Consciousness means not being afraid to ask WHAT THE HELL IS THAT REALLY? I’m no longer content to be complacent about what happens to our planet and the beings that inhabit it. I feel a responsibility to make a difference. And when doing so has become so easy, why not? Our world is becoming more connected, more available, more abundant.

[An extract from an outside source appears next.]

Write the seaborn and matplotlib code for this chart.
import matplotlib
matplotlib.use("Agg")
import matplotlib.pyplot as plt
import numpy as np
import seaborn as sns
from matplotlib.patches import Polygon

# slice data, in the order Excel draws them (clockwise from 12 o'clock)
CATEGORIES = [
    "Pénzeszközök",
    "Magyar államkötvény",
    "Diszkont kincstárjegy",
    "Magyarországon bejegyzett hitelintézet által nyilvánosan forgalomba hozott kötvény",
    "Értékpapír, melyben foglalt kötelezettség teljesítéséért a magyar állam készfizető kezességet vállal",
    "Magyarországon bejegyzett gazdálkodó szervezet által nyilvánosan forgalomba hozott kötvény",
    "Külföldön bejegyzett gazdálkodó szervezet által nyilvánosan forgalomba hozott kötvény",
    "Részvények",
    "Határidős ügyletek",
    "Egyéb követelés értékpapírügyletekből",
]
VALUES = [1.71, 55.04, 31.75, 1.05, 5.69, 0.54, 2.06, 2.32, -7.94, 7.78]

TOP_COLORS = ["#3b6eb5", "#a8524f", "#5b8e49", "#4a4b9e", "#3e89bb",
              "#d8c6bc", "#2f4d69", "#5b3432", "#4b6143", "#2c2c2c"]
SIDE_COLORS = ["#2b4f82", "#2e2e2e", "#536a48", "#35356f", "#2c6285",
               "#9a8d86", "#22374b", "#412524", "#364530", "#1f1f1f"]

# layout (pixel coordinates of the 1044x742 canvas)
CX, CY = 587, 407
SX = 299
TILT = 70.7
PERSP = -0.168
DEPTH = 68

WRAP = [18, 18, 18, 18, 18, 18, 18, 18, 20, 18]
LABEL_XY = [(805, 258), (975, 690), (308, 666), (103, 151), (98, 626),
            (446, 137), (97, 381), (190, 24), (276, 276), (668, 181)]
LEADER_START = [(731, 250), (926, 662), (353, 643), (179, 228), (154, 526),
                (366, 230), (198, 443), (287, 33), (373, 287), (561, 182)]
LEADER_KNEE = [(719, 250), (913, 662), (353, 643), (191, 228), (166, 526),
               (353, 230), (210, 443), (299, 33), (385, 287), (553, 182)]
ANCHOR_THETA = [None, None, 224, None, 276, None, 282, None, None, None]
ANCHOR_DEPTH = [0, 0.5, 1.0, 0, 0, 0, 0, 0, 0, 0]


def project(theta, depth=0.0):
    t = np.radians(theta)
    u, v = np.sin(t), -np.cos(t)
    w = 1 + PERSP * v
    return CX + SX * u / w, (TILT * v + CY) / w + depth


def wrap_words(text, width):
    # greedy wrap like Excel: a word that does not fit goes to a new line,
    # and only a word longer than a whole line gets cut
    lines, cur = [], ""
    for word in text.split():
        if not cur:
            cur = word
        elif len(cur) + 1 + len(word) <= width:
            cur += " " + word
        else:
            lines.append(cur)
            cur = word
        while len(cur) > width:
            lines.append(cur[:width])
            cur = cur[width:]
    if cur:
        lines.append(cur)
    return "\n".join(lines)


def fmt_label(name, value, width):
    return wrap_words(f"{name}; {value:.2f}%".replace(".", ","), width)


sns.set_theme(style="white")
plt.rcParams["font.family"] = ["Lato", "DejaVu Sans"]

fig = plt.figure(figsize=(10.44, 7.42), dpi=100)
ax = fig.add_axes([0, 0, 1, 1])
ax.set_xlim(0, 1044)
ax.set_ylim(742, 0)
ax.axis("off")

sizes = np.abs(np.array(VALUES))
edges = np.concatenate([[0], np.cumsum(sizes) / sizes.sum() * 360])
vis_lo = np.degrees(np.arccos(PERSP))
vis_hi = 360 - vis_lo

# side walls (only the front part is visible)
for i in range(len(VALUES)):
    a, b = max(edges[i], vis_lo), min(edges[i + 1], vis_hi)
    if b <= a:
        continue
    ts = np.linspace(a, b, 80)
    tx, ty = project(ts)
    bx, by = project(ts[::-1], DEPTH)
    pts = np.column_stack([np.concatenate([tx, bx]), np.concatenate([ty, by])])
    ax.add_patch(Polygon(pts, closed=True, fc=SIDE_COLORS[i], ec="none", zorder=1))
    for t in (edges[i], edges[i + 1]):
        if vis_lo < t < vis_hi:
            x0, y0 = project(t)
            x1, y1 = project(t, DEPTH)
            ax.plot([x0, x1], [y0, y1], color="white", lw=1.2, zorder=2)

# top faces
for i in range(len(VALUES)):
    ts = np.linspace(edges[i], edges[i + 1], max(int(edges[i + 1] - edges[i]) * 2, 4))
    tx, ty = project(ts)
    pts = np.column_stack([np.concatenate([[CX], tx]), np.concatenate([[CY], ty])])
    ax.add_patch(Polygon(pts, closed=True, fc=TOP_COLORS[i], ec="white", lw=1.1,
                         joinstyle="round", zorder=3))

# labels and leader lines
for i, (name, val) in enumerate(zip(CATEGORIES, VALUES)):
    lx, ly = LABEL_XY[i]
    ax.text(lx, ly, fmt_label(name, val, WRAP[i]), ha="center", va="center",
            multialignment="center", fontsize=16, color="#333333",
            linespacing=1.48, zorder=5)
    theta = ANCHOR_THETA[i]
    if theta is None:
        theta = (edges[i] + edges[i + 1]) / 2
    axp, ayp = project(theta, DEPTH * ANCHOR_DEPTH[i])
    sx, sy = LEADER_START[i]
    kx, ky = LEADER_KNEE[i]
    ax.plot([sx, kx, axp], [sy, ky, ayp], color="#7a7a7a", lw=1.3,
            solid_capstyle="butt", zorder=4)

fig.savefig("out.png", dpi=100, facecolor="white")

And then there’s the biggest reason of all: compassion. For my body. For the animals. For the planet. I know that for me, there is no other way of being that can do more good, effect more change, create more happiness in the world than by leading my own happy, healthy vegan life. I don’t need to preach or proselytize. I can lead by example. And I have. I have vegan friends now. Not many…but enough to know that the world is changing and people are waking up to the powerful damage that our system of food processing creates.
I have the luxury of choosing to eat vegan. Many people in the world do not have a choice of what is available for them to eat. But I do and if you are reading this at a computer…most likely so do you. If we live in one of the most food abundant countries on the planet and can afford to shop at a grocery store that carries 7 different brands of garlic salt, it is our privilege to choose what we eat. I choose to eat vegan because I love how it makes me feel and how it affects the world that I live in.

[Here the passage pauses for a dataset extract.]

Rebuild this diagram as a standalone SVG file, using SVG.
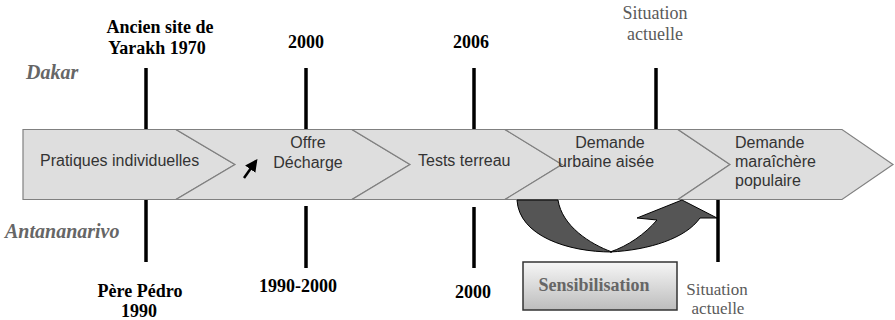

Every year, billions of animals suffer because we are too afraid to learn the truth. We are too afraid to make a choice. What kind of world does that create? One where we blindly fend for ourselves and let the rest of the world fall by the wayside. That’s not what I want for us. I know we can do better.
So what made you go vegan? I’d love to hear your experience. And if you’re curious but not yet vegan, what prevents you from taking the plunge?